Stray Ghost: Nothing, But Death
Hidden Shoal

The Nothing, But Death title isn't the only epic thing about Anthony Saggers' latest Stray Ghost collection. The eight-part recording, the Canterbury-based sound sculptor's full-length follow-up to 2008's Losthilde (and 2009's Each Paradise is a Lost Paradise EP) is an ambitious, seventy-five-minute plunge into deep ambient-drone melancholia. At the same time, it's hardly a one-dimensional recording but instead a complete work that contains multiple shifts in mood and arrangement. Electro-acoustic and field recording materials combine and re-combine to form drone, symphonic, and ambient episodes in an ever-mutating flow of cinematic sound. There's movement, of course, but movement of the generally slow and ponderous kind, as Saggers pursues his vision methodically and without haste, and with one part merging without pause into the next.

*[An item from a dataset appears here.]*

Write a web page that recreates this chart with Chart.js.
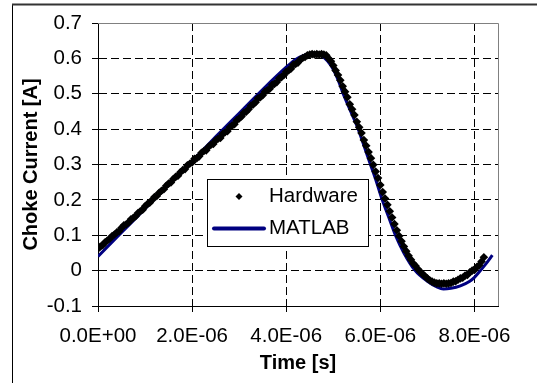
<!DOCTYPE html>
<html><head><meta charset="utf-8">
<script src="https://cdn.jsdelivr.net/npm/chart.js@4/dist/chart.umd.min.js"></script>
<style>html,body{margin:0;padding:0;background:#fff;}#wrap{width:537px;height:383px;}</style>
</head><body><div id="wrap"><canvas id="c" width="537" height="383"></canvas></div>
<script>
// ---- data (time in microseconds, current in A) ----
const matlabTimeUs = [0, 0.5, 1.0, 1.5, 2.0, 2.5, 3.0, 3.5, 4.0, 4.2, 4.4, 4.55, 4.65, 4.8, 4.95, 5.1, 5.21, 5.37, 5.53, 5.66, 5.79, 5.92, 6.04, 6.18, 6.32, 6.5, 6.74, 7.0, 7.2, 7.34, 7.5, 7.7, 7.9, 8.0, 8.1, 8.2, 8.3, 8.38];
const matlabCurrent = [0.040, 0.108, 0.175, 0.243, 0.310, 0.378, 0.445, 0.512, 0.575, 0.597, 0.610, 0.615, 0.614, 0.603, 0.580, 0.540, 0.500, 0.450, 0.400, 0.350, 0.300, 0.250, 0.200, 0.150, 0.100, 0.050, 0.000, -0.030, -0.046, -0.052, -0.050, -0.043, -0.030, -0.019, -0.004, 0.012, 0.029, 0.044];

const hardwareTimeUs = [0.00,0.05,0.10,0.15,0.20,0.25,0.30,0.35,0.40,0.45,0.50,0.55,0.60,0.65,0.70,0.75,0.80,0.85,0.90,0.95,
1.00,1.05,1.10,1.15,1.20,1.25,1.30,1.35,1.40,1.45,1.50,1.55,1.60,1.65,1.70,1.75,1.80,1.85,1.90,1.95,
2.00,2.05,2.10,2.15,2.20,2.25,2.30,2.35,2.40,2.45,2.50,2.55,2.60,2.65,2.70,2.75,2.80,2.85,2.90,2.95,
3.00,3.05,3.10,3.15,3.20,3.25,3.30,3.35,3.40,3.45,3.50,3.55,3.60,3.65,3.70,3.75,3.80,3.85,3.90,3.95,
4.00,4.05,4.10,4.15,4.20,4.25,4.30,4.35,4.40,4.45,4.50,4.55,4.60,4.65,4.70,4.75,4.80,4.85,4.90,4.95,
5.00,5.05,5.10,5.15,5.20,5.25,5.30,5.35,5.40,5.45,5.50,5.55,5.60,5.65,5.70,5.75,5.80,5.85,5.90,5.95,
6.00,6.05,6.10,6.15,6.20,6.25,6.30,6.35,6.40,6.45,6.50,6.55,6.60,6.65,6.70,6.75,6.80,6.85,6.90,6.95,
7.00,7.05,7.10,7.15,7.20,7.25,7.30,7.35,7.40,7.45,7.50,7.55,7.60,7.65,7.70,7.75,7.80,7.85,7.90,7.95,
8.00,8.05,8.10,8.15,8.20];
const hardwareCurrent = [0.062,0.068,0.072,0.080,0.085,0.090,0.098,0.102,0.108,0.112,0.121,0.128,0.131,0.136,0.145,0.149,0.154,0.163,0.168,0.172,
0.182,0.188,0.192,0.200,0.208,0.211,0.220,0.226,0.230,0.240,0.246,0.249,0.259,0.265,0.268,0.278,0.284,0.287,0.298,0.302,
0.306,0.316,0.318,0.323,0.333,0.338,0.340,0.350,0.356,0.358,0.368,0.373,0.375,0.386,0.391,0.394,0.405,0.410,0.414,0.425,
0.430,0.436,0.446,0.449,0.456,0.466,0.470,0.476,0.487,0.490,0.496,0.506,0.510,0.514,0.525,0.528,0.533,0.544,0.547,0.553,
0.562,0.566,0.571,0.582,0.584,0.588,0.597,0.601,0.604,0.609,0.611,0.612,0.611,0.612,0.611,0.612,0.611,0.609,0.600,0.592,
0.580,0.566,0.553,0.538,0.521,0.506,0.490,0.470,0.456,0.440,0.421,0.405,0.389,0.369,0.353,0.335,0.318,0.299,0.280,0.262,
0.242,0.222,0.204,0.186,0.168,0.150,0.132,0.114,0.098,0.083,0.068,0.055,0.042,0.031,0.020,0.013,0.004,-0.003,-0.010,-0.016,
-0.022,-0.027,-0.031,-0.034,-0.036,-0.036,-0.037,-0.036,-0.037,-0.036,-0.035,-0.031,-0.030,-0.026,-0.022,-0.020,-0.014,-0.012,-0.005,0.000,
0.002,0.010,0.015,0.026,0.038];

const xTickValues = [0, 2e-6, 4e-6, 6e-6, 8e-6];
const xTickLabels = ['0.0E+00', '2.0E-06', '4.0E-06', '6.0E-06', '8.0E-06'];
const yTickValues = [-0.1, 0, 0.1, 0.2, 0.3, 0.4, 0.5, 0.6, 0.7];
const yTickLabels = ['-0.1', '0', '0.1', '0.2', '0.3', '0.4', '0.5', '0.6', '0.7'];

const US = 1e-6;
const FONT = 'Liberation Sans, Arial, sans-serif';

const framePlugin = {
  id: 'frame',
  beforeDraw(chart) {
    const ctx = chart.ctx;
    ctx.save();
    ctx.fillStyle = '#fff';
    ctx.fillRect(0, 0, chart.width, chart.height);
    ctx.strokeStyle = '#000';
    ctx.lineWidth = 1;
    ctx.beginPath();
    ctx.moveTo(12.5, chart.height);
    ctx.lineTo(12.5, 4.5);
    ctx.stroke();
    ctx.strokeStyle = '#333';
    ctx.lineWidth = 2;
    ctx.beginPath();
    ctx.moveTo(12, 4.5);
    ctx.lineTo(chart.width, 4.5);
    ctx.stroke();
    ctx.restore();
  },
  afterDraw(chart) {
    const ctx = chart.ctx;
    const a = chart.chartArea;
    ctx.save();
    ctx.strokeStyle = '#808080';
    ctx.lineWidth = 1;
    ctx.setLineDash([]);
    ctx.beginPath();
    ctx.moveTo(a.left, Math.round(a.top) + 0.5);
    ctx.lineTo(Math.round(a.right) + 0.5, Math.round(a.top) + 0.5);
    ctx.lineTo(Math.round(a.right) + 0.5, a.bottom);
    ctx.stroke();

    // legend
    const bx = 207.5, by = 179.5, bw = 161, bh = 67;
    ctx.fillStyle = '#fff';
    ctx.fillRect(bx, by, bw, bh);
    ctx.strokeStyle = '#000';
    ctx.lineWidth = 1;
    ctx.strokeRect(bx, by, bw, bh);
    const ds = chart.data.datasets;
    ctx.font = '20.5px ' + FONT;
    ctx.textBaseline = 'middle';
    ctx.textAlign = 'left';
    const hw = ds[0];
    const r1 = 196.5;
    ctx.fillStyle = hw.pointBackgroundColor;
    ctx.beginPath();
    ctx.moveTo(239, r1 - 3.5);
    ctx.lineTo(242.5, r1);
    ctx.lineTo(239, r1 + 3.5);
    ctx.lineTo(235.5, r1);
    ctx.closePath();
    ctx.fill();
    ctx.fillStyle = '#000';
    ctx.fillText(hw.label, 269, r1);
    const ml = ds[1];
    const r2 = 228.5;
    ctx.strokeStyle = ml.borderColor;
    ctx.lineWidth = 4;
    ctx.lineCap = 'round';
    ctx.beginPath();
    ctx.moveTo(214, r2);
    ctx.lineTo(264, r2);
    ctx.stroke();
    ctx.fillText(ml.label, 269, r2);
    ctx.restore();
  }
};

new Chart(document.getElementById('c'), {
  type: 'scatter',
  data: {
    datasets: [
      {
        label: 'Hardware',
        data: hardwareTimeUs.map((t, i) => ({x: t * US, y: hardwareCurrent[i]})),
        showLine: false,
        pointStyle: 'rectRot',
        pointRadius: 4.3,
        pointBackgroundColor: '#000',
        pointBorderColor: '#000',
        pointBorderWidth: 0,
        order: 0
      },
      {
        label: 'MATLAB',
        data: matlabTimeUs.map((t, i) => ({x: t * US, y: matlabCurrent[i]})),
        showLine: true,
        borderColor: '#000080',
        backgroundColor: '#000080',
        borderWidth: 3,
        pointRadius: 0,
        cubicInterpolationMode: 'monotone',
        fill: false,
        order: 1
      }
    ]
  },
  options: {
    responsive: false,
    devicePixelRatio: 1,
    animation: false,
    layout: {padding: {left: 0, right: 39, top: 23, bottom: 0}},
    plugins: {legend: {display: false}, tooltip: {enabled: false}},
    scales: {
      x: {
        type: 'linear',
        min: 0,
        max: 8.5e-6,
        afterBuildTicks: s => { s.ticks = xTickValues.map(v => ({value: v})); },
        afterFit: s => { s.height = 77; },
        ticks: {
          callback: (v, i) => xTickLabels[i],
          color: '#000',
          font: {family: FONT, size: 20.5},
          padding: 12,
          maxRotation: 0,
          autoSkip: false
        },
        grid: {color: '#000', lineWidth: 1, tickLength: 6, tickColor: '#000', drawTicks: true},
        border: {display: true, color: '#000', width: 1, dash: [8, 4]},
        title: {
          display: true,
          text: 'Time [s]',
          color: '#000',
          font: {family: FONT, size: 20, weight: 'bold'},
          padding: {top: 0, bottom: 8}
        }
      },
      y: {
        type: 'linear',
        min: -0.1,
        max: 0.7,
        afterBuildTicks: s => { s.ticks = yTickValues.map(v => ({value: v})); },
        afterFit: s => { s.width = 98; },
        ticks: {
          callback: (v, i) => yTickLabels[i],
          color: '#000',
          font: {family: FONT, size: 20.5},
          padding: 10,
          autoSkip: false
        },
        grid: {color: '#000', lineWidth: 1, tickLength: 6, tickColor: '#000', drawTicks: true},
        border: {display: true, color: '#000', width: 1, dash: [8, 4]},
        title: {
          display: true,
          text: 'Choke Current [A]',
          color: '#000',
          font: {family: FONT, size: 20, weight: 'bold'},
          padding: {top: 19, bottom: 0}
        }
      }
    }
  },
  plugins: [framePlugin]
});
</script>
</body></html>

Saggers effects a natural segue from the album cover's water imagery to the ocean sounds inaugurating the opening part. They gradually give way to a judiciously controlled flow of symphonic ambient material where string and electronic tones gently overlap like so many waves crashing ashore. The mood, sombre yet soothing, carries over into part two where the distorted crackle and shudder of electronics adds a spacier dimension to the material's strings and woodwind elements. After straddling brooding orchestral and creeping drone styles in the clarinets' serpentine movements, the music turns vaporous as strings billow into a blurry mass. Yearning string tones give the ambient-heavy fifth part a supplicating feel, while electronic burbling re-introduces the galaxial dimension in the sixth.

One best make oneself comfortable when listening because Nothing, But Death—not nearly as gloomy as its title suggests—is a long journey, especially when its last two parts weigh in at fifteen and eighteen minutes, respectively. But such plenitude is compensated for when, in perhaps the album's most affecting section, the seventh part offers such an alluring oasis of peaceful string melodies, and when part eight likewise presents elegiac string passages that wouldn't sound out of place on a conventional classical recording. One thing that does mar the experience, however, is the intrusion of electronic distortion that clouds the closing third of part seven and parts of eight (admittedly, it's possible that such noise only appears on the reviewed copy). Such interference only takes away from the symphonic beauty that otherwise characterizes the album's final ‘movements.' When bird chirping supplants the string tones at the end, one can't help but feel that some kind of paradise has been reached. All things considered, the recording sounds like a major step forward in an artistic evolution that has been exceptionally rapid.